Not sure if ant of the above helps, but it works for me usually. (I don't fall off because of forgetting vthe sequence. I fall off cos I'm fat, weak and bad at climbing!)

Post edited at 23:09
UKB Shark - on 13 Aug 2018
In reply to Maddie:

Film yourself

plyometrics - on 13 Aug 2018
In reply to Maddie:

Forget technology, simply sketch the route down in a note pad and make note of any key sequences. 

Take time to review what you’ve sketched regularly and use it to visualise. 

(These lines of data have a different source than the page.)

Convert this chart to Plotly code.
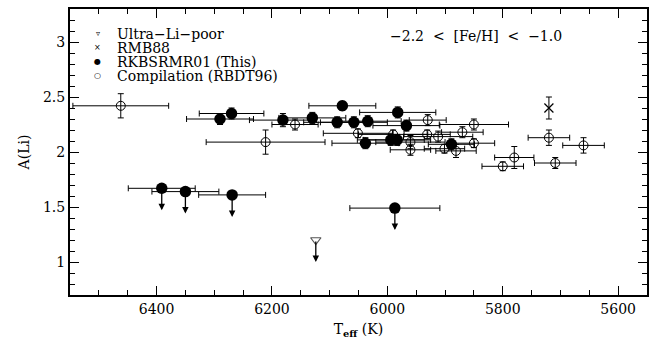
import plotly.graph_objects as go

# ---- Compilation (RBDT96) : open circles ----
comp_teff = [6462, 6211, 6160, 6051, 5990, 5930, 5931, 5912, 5870, 5850, 5850,
             5960, 5960, 5901, 5881, 5780, 5800, 5720, 5709, 5660]
comp_ali = [2.42, 2.09, 2.25, 2.17, 2.16, 2.29, 2.16, 2.14, 2.18, 2.25, 2.08,
            2.09, 2.02, 2.03, 2.01, 1.95, 1.87, 2.13, 1.90, 2.06]
comp_xerr = [83, 103, 40, 60, 60, 32, 40, 60, 36, 60, 36,
             60, 35, 35, 35, 34, 36, 36, 36, 36]
comp_yerr = [0.11, 0.11, 0.05, 0.04, 0.04, 0.05, 0.04, 0.05, 0.05, 0.05, 0.04,
             0.06, 0.05, 0.04, 0.06, 0.10, 0.04, 0.07, 0.05, 0.07]

# ---- RKBSRMR01 (This) : filled circles, detections ----
this_teff = [6290, 6270, 6181, 6130, 6078, 6087, 6058, 6034, 5982, 5967,
             6038, 5994, 5983, 5889]
this_ali = [2.30, 2.35, 2.29, 2.31, 2.42, 2.27, 2.27, 2.28, 2.36, 2.24,
            2.08, 2.11, 2.11, 2.07]
this_xerr = [58, 56, 58, 58, 58, 58, 58, 58, 66, 58, 58, 58, 58, 40]
this_yerr = [0.05, 0.05, 0.06, 0.05, 0.04, 0.05, 0.05, 0.05, 0.05, 0.05,
             0.05, 0.05, 0.05, 0.05]

# ---- RKBSRMR01 upper limits ----
lim_teff = [6391, 6350, 6269, 5987]
lim_ali = [1.67, 1.64, 1.61, 1.49]
lim_xerr = [58, 58, 58, 78]

# ---- RMB88 ----
rmb_teff = [5720]
rmb_ali = [2.40]
rmb_yerr = [0.10]

# ---- Ultra-Li-poor (upper limit) ----
ulp_teff = [6124]
ulp_ali = [1.20]

arrow_len = 0.2

legend_labels = ["Ultra\u2212Li\u2212poor", "RMB88", "RKBSRMR01 (This)",
                 "Compilation (RBDT96)"]
legend_symbols = ["\u25BF", "\u00D7", "\u25CF", "\u25CB"]

FONT = "DejaVu Serif"
ebx = dict(type="data", thickness=1, width=3, color="black")

fig = go.Figure()

fig.add_trace(go.Scatter(
    x=comp_teff, y=comp_ali, mode="markers", showlegend=False,
    marker=dict(symbol="circle-open", size=9, color="black", line=dict(width=1)),
    error_x=dict(array=comp_xerr, **ebx), error_y=dict(array=comp_yerr, **ebx)))

fig.add_trace(go.Scatter(
    x=this_teff, y=this_ali, mode="markers", showlegend=False,
    marker=dict(symbol="circle", size=11.5, color="black"),
    error_x=dict(array=this_xerr, **ebx), error_y=dict(array=this_yerr, **ebx)))

fig.add_trace(go.Scatter(
    x=lim_teff, y=lim_ali, mode="markers", showlegend=False,
    marker=dict(symbol="circle", size=11.5, color="black"),
    error_x=dict(array=lim_xerr, **ebx)))

fig.add_trace(go.Scatter(
    x=rmb_teff, y=rmb_ali, mode="markers", showlegend=False,
    marker=dict(symbol="x-thin-open", size=9, color="black", line=dict(width=1.2)),
    error_y=dict(array=rmb_yerr, **ebx)))

fig.add_trace(go.Scatter(
    x=ulp_teff, y=ulp_ali, mode="markers", showlegend=False,
    marker=dict(symbol="triangle-down-open", size=9, color="#555",
                line=dict(width=1.2))))

# upper-limit arrows
for t, a in list(zip(lim_teff, lim_ali)) + list(zip(ulp_teff, ulp_ali)):
    fig.add_annotation(x=t, y=a - arrow_len, ax=t, ay=a, xref="x", yref="y",
                       axref="x", ayref="y", text="", showarrow=True,
                       arrowhead=2, arrowsize=1, arrowwidth=1.3,
                       arrowcolor="black")

# legend (drawn as text)
leg_y0 = 0.914
leg_dy = 0.049
for i, (sym, lab) in enumerate(zip(legend_symbols, legend_labels)):
    yy = leg_y0 - i * leg_dy
    fig.add_annotation(x=0.0485, y=yy, xref="paper", yref="paper", text=sym,
                       showarrow=False, xanchor="center", yanchor="middle",
                       font=dict(family="DejaVu Sans", size=8, color="black"))
    fig.add_annotation(x=0.078, y=yy, xref="paper", yref="paper", text=lab,
                       showarrow=False, xanchor="left", yanchor="middle",
                       font=dict(family=FONT, size=14, color="black"))

fig.add_annotation(x=0.703, y=0.905, xref="paper", yref="paper",
                   text="\u22122.2\u00a0\u00a0&lt;\u00a0\u00a0[Fe/H]\u00a0\u00a0&lt;\u00a0\u00a0\u22121.0",
                   showarrow=False, xanchor="center", yanchor="middle",
                   font=dict(family=FONT, size=14, color="black"))

axis_common = dict(showline=True, linewidth=2, linecolor="black", mirror="ticks",
                   ticks="inside", ticklen=9, tickwidth=1, tickcolor="black",
                   showgrid=False, zeroline=False,
                   tickfont=dict(family=FONT, size=14, color="black"))

fig.update_xaxes(range=[6550, 5550], dtick=200, tick0=0,
                 minor=dict(dtick=50, ticks="inside", ticklen=5, tickcolor="black"),
                 title=dict(text="T<sub><b>eff</b></sub> (K)", standoff=8,
                            font=dict(family=FONT, size=14, color="black")),
                 **axis_common)
fig.update_yaxes(range=[0.7, 3.3], dtick=0.5, tick0=0,
                 minor=dict(dtick=0.1, ticks="inside", ticklen=5, tickcolor="black"),
                 title=dict(text="A(Li)", standoff=10,
                            font=dict(family=FONT, size=14, color="black")),
                 **axis_common)

fig.update_layout(width=662, height=343, margin=dict(l=70, r=15, t=7, b=48),
                  paper_bgcolor="white", plot_bgcolor="white")

fig.write_html("out.html")
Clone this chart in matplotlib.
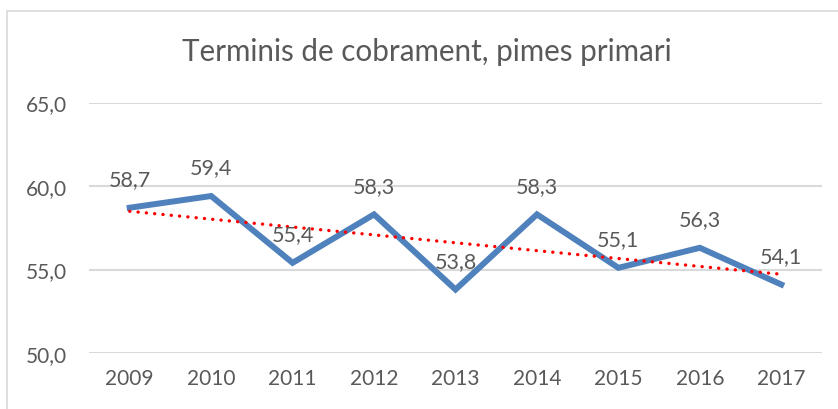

Andrew Kin - on 13 Aug 2018
In reply to Maddie:

We have a bit of fun from time to time.  My daughter will memorise a route and then climb it blind.  It helps her memory of what she is looking at and the holds involved and you can actually see her touching holds and then deciding they are the wrong hold by feel alone.  She has memorised the way she should be holding it and if it doesn't tally up then she knows its wrong.

At the wall we borrow the walls goggles which have been gaffa taped off.  At the wall last week we didn't have anything so she climbed with her vest wrapped around her head.  The people who had just struggled up the 6b were laughing that she waltzed up blind.

 

Maddie - on 14 Aug 2018

Thanks guys. I think the sketching idea might work quite well for me, I don't really have anything that could film well unfortunately. I'll definitely try a few of the suggestions out and let you know if anything works particularly well.

Ta!

 

ericinbristol - on 14 Aug 2018
In reply to Maddie:

* Make beta notes e.g. 'RH to sharp incut, LH slap sidepull next to bolt, LF high smear' etc
* Visualise it in your head over and over: you quickly realise the bits you are not sure about, and once you know them you can climb the whole thing bottom to top in your head.
* Get someone to film you
* A good climbing partner will be really on it and reminder you as you go (has made all the difference on many redpoints for me)

In reply to Maddie:

I try to visualise and sometimes draw the route out. I've also found that sometimes on a route my mind will flash back to an image or thought that I had when I first tried the move, so sometimes that helps to remember my sequence/body position. Maybe think of a key word/image as you do the crux sequence? Something silly to make it memorable. A story maybe? Too much effort perhaps!

"I twisted my knee and pinched myself and some money fell out my pocket." 

Sometimes the emotion I felt on making a move the first time helps me remember it, like "Awkward high foot - oh no! sharp crimp, pull like hell!"

Tricky to explain, but I suppose just tuning into the moves mentally can help!